++++ Information shown

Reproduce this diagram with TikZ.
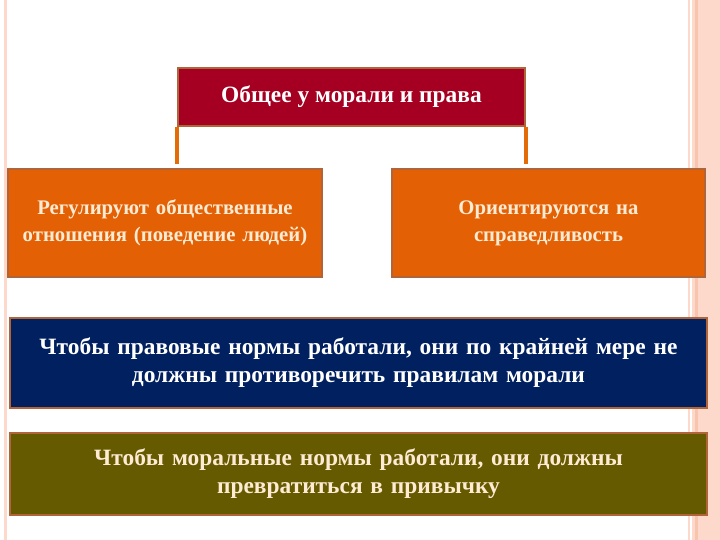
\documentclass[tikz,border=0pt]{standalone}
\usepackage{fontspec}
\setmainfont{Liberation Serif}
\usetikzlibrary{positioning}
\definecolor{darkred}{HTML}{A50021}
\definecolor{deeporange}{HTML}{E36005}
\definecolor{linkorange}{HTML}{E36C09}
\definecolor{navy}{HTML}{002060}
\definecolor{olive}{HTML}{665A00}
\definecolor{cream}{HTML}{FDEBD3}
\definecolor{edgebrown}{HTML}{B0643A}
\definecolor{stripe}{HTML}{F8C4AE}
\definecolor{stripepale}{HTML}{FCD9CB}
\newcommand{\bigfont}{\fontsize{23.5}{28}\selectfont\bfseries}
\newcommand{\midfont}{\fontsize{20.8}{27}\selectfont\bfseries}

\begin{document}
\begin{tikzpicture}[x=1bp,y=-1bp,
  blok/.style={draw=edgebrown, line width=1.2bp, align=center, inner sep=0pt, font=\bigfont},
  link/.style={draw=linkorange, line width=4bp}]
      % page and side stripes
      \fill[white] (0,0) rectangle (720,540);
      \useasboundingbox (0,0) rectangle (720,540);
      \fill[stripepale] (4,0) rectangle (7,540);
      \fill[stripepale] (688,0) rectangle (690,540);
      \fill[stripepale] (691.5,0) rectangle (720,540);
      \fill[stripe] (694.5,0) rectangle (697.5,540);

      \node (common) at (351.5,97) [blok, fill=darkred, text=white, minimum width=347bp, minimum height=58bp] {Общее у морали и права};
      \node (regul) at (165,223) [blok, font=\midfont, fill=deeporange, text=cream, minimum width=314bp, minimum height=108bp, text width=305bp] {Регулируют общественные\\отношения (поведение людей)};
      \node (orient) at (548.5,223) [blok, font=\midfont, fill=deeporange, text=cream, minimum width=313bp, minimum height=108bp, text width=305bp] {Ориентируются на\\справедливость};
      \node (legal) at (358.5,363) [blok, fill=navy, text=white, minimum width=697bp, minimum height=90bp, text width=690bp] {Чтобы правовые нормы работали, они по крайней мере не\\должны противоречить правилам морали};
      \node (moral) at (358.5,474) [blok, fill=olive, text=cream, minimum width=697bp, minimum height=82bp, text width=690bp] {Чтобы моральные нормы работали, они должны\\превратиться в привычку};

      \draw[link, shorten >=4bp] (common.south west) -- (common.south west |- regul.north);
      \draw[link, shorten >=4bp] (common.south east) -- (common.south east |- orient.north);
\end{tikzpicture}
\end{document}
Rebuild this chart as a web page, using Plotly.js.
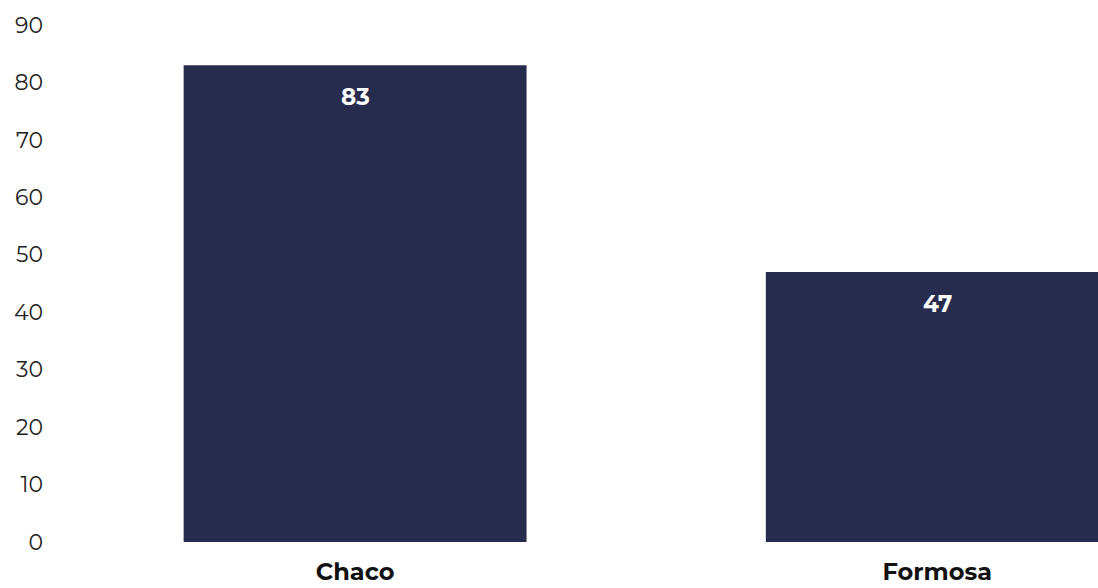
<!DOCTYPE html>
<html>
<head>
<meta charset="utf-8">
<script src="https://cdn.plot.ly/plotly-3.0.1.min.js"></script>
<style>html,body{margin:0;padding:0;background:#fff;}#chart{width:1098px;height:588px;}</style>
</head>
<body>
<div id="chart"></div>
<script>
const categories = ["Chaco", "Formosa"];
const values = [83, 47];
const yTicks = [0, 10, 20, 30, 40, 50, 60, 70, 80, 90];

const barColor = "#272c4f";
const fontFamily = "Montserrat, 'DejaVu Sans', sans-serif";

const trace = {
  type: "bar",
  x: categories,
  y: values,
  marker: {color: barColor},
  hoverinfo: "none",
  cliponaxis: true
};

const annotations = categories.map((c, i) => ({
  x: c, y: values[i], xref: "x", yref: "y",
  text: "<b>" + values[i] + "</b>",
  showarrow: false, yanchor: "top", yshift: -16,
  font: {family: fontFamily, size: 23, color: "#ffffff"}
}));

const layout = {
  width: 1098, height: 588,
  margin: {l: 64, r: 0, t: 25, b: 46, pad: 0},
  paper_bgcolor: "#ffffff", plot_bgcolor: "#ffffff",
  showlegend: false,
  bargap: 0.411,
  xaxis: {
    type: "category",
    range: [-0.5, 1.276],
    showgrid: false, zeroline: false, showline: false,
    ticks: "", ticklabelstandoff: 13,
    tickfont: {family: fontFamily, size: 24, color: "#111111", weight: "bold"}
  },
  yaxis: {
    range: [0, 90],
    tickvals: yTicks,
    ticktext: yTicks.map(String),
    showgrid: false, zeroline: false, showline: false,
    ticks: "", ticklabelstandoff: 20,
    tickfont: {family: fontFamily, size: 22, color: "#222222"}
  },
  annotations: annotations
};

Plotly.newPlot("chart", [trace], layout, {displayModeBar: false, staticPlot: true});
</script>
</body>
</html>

++++++++
++++ Information shown

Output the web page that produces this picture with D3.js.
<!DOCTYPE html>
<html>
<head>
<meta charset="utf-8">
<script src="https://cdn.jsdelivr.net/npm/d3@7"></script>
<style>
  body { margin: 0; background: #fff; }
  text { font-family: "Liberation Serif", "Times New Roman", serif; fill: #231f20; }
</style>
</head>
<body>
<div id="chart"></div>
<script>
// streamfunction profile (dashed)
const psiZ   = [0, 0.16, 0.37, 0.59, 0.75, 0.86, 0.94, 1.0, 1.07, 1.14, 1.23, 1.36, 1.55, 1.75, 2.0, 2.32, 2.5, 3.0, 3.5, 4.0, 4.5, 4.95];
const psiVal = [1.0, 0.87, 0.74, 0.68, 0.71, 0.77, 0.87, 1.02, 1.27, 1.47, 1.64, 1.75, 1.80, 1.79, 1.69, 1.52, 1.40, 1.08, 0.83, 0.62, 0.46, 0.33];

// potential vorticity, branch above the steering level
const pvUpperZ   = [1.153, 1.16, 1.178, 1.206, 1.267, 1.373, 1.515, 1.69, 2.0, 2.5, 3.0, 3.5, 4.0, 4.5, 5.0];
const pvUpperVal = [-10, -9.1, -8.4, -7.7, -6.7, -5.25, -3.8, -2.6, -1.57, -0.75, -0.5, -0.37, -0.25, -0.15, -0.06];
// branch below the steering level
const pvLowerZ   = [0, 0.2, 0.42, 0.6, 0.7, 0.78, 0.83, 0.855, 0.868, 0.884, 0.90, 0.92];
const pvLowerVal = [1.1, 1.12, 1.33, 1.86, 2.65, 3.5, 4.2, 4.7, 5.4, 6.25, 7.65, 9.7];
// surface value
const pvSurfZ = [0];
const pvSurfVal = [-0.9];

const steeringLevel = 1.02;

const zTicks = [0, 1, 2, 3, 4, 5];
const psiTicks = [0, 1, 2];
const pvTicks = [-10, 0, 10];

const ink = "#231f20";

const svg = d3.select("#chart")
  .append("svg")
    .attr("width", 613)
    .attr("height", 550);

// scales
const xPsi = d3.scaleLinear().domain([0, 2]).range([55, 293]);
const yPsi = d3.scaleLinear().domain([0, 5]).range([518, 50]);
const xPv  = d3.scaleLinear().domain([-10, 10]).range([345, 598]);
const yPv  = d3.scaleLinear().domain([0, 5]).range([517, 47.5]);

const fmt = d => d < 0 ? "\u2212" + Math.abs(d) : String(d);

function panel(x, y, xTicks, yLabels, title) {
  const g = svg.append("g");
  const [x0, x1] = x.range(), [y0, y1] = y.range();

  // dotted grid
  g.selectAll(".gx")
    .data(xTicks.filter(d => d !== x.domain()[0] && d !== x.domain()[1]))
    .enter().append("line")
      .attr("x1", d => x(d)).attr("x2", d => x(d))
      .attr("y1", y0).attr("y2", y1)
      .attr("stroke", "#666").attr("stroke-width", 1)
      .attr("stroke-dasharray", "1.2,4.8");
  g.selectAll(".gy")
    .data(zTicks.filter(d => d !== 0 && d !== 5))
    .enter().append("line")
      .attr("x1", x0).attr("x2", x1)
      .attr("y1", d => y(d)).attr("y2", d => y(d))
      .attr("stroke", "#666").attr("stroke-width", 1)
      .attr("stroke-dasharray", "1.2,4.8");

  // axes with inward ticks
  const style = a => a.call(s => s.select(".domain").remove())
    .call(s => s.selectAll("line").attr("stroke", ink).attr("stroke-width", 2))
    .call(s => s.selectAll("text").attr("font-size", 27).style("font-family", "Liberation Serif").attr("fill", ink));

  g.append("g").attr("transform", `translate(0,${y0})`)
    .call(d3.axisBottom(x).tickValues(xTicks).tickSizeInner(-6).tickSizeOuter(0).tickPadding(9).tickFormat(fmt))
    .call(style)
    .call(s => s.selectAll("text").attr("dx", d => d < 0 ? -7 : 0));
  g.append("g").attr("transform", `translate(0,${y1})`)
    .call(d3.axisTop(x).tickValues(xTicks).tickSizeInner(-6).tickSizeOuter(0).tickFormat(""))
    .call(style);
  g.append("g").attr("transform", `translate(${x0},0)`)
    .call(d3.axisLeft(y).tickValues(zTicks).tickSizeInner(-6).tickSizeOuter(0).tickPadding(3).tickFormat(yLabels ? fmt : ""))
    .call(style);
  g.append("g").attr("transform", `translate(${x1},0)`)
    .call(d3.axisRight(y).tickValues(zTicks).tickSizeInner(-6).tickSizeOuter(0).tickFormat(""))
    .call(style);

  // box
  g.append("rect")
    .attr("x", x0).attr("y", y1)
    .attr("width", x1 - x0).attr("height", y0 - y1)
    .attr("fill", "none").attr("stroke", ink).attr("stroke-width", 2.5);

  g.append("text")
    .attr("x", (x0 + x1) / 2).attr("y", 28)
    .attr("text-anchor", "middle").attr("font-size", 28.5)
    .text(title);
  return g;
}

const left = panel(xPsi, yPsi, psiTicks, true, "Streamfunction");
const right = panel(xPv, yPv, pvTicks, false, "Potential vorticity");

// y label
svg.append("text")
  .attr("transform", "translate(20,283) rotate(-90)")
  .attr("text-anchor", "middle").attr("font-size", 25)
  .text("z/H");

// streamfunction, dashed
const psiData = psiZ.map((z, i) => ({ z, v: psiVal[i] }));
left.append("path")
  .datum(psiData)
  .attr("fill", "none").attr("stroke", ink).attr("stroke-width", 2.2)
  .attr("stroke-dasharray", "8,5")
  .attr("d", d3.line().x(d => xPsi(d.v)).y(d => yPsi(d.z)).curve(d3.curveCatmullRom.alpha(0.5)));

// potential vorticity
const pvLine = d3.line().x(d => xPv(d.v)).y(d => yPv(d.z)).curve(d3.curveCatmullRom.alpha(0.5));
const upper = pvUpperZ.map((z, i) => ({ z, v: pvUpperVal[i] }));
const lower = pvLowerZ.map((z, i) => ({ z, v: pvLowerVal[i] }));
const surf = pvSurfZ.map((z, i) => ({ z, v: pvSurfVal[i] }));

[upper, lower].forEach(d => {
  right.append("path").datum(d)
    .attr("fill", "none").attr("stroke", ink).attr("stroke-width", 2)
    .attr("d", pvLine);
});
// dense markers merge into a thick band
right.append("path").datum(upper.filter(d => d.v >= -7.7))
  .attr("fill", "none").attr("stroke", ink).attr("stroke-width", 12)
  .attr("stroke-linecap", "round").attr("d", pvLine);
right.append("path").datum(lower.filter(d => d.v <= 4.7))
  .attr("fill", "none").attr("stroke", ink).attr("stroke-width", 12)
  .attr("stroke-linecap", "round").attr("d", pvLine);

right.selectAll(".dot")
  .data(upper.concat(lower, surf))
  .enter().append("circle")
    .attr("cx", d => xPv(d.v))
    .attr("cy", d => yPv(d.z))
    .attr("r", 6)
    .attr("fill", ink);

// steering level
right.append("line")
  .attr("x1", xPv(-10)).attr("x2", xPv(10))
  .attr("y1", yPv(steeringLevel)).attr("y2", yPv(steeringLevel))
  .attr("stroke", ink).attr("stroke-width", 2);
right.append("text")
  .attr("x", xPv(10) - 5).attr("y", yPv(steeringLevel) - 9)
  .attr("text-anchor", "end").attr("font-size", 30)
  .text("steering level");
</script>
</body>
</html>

++++++++
++++ Information shown

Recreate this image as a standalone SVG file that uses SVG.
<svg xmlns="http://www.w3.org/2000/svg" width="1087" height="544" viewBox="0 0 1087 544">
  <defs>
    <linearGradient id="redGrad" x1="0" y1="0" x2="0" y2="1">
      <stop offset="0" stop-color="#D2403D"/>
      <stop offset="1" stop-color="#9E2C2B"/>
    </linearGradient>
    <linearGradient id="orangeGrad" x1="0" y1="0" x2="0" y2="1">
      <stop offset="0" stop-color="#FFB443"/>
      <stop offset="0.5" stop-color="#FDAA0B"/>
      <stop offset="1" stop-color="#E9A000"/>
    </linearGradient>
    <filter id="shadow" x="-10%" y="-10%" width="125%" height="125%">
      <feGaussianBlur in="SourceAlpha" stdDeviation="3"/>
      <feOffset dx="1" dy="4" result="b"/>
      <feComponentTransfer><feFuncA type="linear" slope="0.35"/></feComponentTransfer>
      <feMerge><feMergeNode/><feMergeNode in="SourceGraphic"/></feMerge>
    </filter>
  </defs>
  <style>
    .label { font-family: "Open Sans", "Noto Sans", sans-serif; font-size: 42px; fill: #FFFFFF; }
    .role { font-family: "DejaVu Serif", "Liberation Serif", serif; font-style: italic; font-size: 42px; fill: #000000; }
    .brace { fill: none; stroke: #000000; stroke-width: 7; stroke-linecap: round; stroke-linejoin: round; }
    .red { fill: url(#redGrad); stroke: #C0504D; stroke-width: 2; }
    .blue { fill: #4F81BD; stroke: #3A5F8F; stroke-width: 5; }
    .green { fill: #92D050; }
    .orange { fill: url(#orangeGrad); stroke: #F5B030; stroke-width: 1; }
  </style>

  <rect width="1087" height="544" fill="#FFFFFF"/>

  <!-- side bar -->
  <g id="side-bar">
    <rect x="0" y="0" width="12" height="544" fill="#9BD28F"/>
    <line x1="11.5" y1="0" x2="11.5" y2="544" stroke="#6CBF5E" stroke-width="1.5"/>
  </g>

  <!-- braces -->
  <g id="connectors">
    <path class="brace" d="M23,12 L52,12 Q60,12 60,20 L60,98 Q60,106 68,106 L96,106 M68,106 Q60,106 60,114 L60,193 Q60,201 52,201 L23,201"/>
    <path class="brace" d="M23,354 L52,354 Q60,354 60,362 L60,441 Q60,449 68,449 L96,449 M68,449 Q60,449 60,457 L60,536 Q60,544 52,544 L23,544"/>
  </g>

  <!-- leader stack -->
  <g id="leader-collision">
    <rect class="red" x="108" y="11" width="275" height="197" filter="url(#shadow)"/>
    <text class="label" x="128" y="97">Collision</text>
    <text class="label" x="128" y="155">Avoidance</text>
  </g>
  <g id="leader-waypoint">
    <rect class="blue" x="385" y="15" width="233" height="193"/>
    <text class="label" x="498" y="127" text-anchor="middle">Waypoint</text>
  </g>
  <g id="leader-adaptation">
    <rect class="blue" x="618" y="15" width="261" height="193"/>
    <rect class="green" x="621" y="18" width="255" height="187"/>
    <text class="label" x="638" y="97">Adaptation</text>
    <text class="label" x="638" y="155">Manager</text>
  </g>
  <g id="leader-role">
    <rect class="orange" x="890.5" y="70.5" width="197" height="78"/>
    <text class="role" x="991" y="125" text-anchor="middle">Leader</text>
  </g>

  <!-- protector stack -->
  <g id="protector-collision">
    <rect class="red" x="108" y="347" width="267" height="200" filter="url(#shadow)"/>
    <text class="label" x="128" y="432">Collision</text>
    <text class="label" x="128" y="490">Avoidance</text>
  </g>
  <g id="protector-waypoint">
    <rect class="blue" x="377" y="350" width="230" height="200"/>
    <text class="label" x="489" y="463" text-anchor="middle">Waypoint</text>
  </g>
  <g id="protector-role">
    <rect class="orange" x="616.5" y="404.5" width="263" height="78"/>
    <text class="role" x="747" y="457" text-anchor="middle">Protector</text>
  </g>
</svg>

++++++++

**Exercise**
Quote exactly what appears from the line containing "Rebuild this chart" through the line containing "70, 80, 90];", both included, except for the pictures, and nothing more.

**Task output**
Rebuild this chart as a web page, using Plotly.js.
<!DOCTYPE html>
<html>
<head>
<meta charset="utf-8">
<script src="https://cdn.plot.ly/plotly-3.0.1.min.js"></script>
<style>html,body{margin:0;padding:0;background:#fff;}#chart{width:1098px;height:588px;}</style>
</head>
<body>
<div id="chart"></div>
<script>
const categories = ["Chaco", "Formosa"];
const values = [83, 47];
const yTicks = [0, 10, 20, 30, 40, 50, 60, 70, 80, 90];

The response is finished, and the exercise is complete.